* **Entries with chart source code**:
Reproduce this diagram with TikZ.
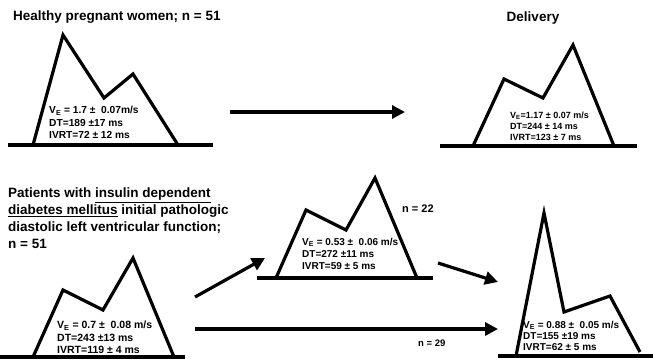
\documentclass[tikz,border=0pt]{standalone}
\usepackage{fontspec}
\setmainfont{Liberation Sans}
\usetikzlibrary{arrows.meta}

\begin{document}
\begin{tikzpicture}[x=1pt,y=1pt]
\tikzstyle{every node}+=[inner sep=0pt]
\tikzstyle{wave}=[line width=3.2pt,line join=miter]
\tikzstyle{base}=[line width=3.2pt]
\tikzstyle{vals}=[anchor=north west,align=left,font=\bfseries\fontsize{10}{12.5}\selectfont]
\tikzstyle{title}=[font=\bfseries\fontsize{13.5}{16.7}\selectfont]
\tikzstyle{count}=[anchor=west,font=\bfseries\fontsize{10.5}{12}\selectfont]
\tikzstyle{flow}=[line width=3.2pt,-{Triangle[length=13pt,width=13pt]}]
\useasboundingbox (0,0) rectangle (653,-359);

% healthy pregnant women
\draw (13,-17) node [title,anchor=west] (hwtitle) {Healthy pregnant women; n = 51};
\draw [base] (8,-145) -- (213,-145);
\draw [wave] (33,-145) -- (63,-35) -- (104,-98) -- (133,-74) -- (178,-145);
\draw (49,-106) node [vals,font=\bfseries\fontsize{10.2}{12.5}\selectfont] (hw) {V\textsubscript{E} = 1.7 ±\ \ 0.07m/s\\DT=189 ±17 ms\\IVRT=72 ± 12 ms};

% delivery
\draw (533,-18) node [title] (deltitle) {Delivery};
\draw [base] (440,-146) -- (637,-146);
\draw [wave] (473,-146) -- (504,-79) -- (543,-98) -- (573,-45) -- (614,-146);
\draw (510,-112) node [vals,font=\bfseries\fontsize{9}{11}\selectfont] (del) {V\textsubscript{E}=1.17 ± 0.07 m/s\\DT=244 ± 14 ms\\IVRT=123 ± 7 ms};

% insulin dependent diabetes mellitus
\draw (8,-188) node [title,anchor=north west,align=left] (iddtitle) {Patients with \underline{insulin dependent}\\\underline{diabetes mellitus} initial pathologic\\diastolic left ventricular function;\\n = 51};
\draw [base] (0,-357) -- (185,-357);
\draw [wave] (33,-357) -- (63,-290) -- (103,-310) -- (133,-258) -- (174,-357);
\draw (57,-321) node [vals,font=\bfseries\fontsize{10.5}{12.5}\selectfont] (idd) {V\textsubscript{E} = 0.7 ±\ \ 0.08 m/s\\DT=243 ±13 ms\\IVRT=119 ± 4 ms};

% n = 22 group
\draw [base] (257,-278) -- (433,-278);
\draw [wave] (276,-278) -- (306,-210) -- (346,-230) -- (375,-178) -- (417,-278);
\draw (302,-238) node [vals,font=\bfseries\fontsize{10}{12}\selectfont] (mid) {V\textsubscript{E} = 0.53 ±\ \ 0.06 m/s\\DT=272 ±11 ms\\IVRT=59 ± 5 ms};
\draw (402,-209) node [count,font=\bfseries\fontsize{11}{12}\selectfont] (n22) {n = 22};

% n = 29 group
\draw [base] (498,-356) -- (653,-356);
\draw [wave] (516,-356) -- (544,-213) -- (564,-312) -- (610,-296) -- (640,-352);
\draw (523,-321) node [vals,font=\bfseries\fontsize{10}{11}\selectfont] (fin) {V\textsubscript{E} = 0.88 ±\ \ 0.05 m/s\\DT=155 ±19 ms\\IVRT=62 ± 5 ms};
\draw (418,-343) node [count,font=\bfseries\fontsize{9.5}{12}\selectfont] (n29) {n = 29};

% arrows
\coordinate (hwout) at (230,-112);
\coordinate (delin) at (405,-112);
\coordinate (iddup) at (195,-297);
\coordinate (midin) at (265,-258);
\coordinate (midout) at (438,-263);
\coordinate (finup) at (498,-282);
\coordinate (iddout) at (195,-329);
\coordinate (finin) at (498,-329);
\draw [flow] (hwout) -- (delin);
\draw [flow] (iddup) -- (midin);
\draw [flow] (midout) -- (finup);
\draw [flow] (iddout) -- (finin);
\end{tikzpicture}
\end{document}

--

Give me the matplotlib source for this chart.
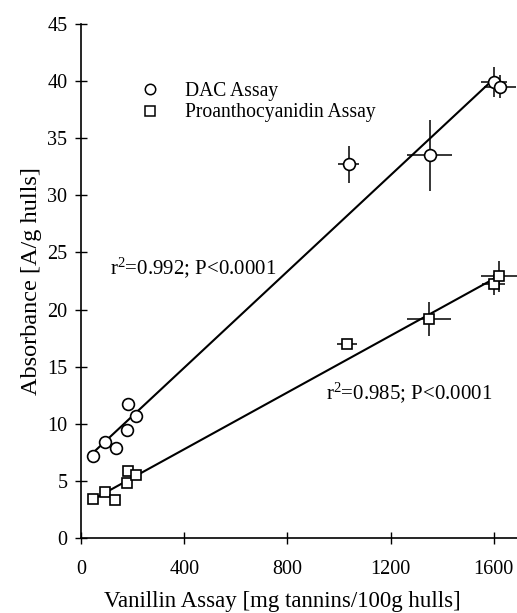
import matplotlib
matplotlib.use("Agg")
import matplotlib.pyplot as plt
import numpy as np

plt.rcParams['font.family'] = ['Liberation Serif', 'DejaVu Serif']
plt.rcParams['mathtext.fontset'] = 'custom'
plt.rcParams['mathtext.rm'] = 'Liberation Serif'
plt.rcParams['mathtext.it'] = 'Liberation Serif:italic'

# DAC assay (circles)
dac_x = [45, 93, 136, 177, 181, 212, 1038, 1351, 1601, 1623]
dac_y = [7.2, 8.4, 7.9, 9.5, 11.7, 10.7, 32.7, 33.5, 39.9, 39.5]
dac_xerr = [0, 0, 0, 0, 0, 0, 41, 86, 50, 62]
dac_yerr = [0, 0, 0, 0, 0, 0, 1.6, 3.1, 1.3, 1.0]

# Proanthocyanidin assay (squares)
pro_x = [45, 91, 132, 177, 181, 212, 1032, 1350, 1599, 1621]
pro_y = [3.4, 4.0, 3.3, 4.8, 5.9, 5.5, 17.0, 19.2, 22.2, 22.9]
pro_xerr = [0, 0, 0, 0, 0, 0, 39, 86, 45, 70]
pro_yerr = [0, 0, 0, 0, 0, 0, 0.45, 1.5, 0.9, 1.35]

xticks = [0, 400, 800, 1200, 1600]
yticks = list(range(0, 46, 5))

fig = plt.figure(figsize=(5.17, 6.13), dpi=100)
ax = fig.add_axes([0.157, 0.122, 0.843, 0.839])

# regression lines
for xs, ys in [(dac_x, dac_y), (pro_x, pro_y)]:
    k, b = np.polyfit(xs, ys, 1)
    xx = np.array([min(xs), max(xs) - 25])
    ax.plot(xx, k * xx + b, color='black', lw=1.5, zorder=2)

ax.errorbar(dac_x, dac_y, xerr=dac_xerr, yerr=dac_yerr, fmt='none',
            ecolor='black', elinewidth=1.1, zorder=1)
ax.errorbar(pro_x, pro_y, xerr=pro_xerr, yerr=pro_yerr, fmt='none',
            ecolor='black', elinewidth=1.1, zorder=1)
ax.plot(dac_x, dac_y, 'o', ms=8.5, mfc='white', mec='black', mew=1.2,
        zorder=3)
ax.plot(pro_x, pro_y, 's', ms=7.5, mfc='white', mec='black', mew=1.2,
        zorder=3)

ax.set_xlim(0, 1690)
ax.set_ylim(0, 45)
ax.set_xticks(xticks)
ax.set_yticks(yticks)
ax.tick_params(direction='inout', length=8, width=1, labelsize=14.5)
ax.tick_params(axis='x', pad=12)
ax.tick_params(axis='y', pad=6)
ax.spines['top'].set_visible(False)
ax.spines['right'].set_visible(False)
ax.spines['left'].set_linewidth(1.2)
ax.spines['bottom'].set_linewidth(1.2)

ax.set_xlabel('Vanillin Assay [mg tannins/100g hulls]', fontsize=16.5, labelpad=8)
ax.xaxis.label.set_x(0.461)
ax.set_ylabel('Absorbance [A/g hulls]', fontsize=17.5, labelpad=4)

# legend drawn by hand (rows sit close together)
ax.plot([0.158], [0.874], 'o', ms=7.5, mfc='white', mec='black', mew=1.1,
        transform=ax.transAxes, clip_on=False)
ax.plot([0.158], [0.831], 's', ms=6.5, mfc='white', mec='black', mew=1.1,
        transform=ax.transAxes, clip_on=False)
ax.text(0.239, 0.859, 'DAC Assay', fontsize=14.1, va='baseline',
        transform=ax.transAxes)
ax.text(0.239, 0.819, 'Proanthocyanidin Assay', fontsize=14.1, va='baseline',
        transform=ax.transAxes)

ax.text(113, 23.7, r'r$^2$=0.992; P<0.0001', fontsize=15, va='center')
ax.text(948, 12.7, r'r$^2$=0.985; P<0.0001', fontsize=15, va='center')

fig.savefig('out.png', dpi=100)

* **WHAT YOU HAVE TO DO**:
Output exactly the lines from the one containing "Give me the matplotlib source for this chart." through the one containing "import numpy as np", both included, and nothing else; leave out any pictures.

* **OUTPUT**:
Give me the matplotlib source for this chart.
import matplotlib
matplotlib.use("Agg")
import matplotlib.pyplot as plt
import numpy as np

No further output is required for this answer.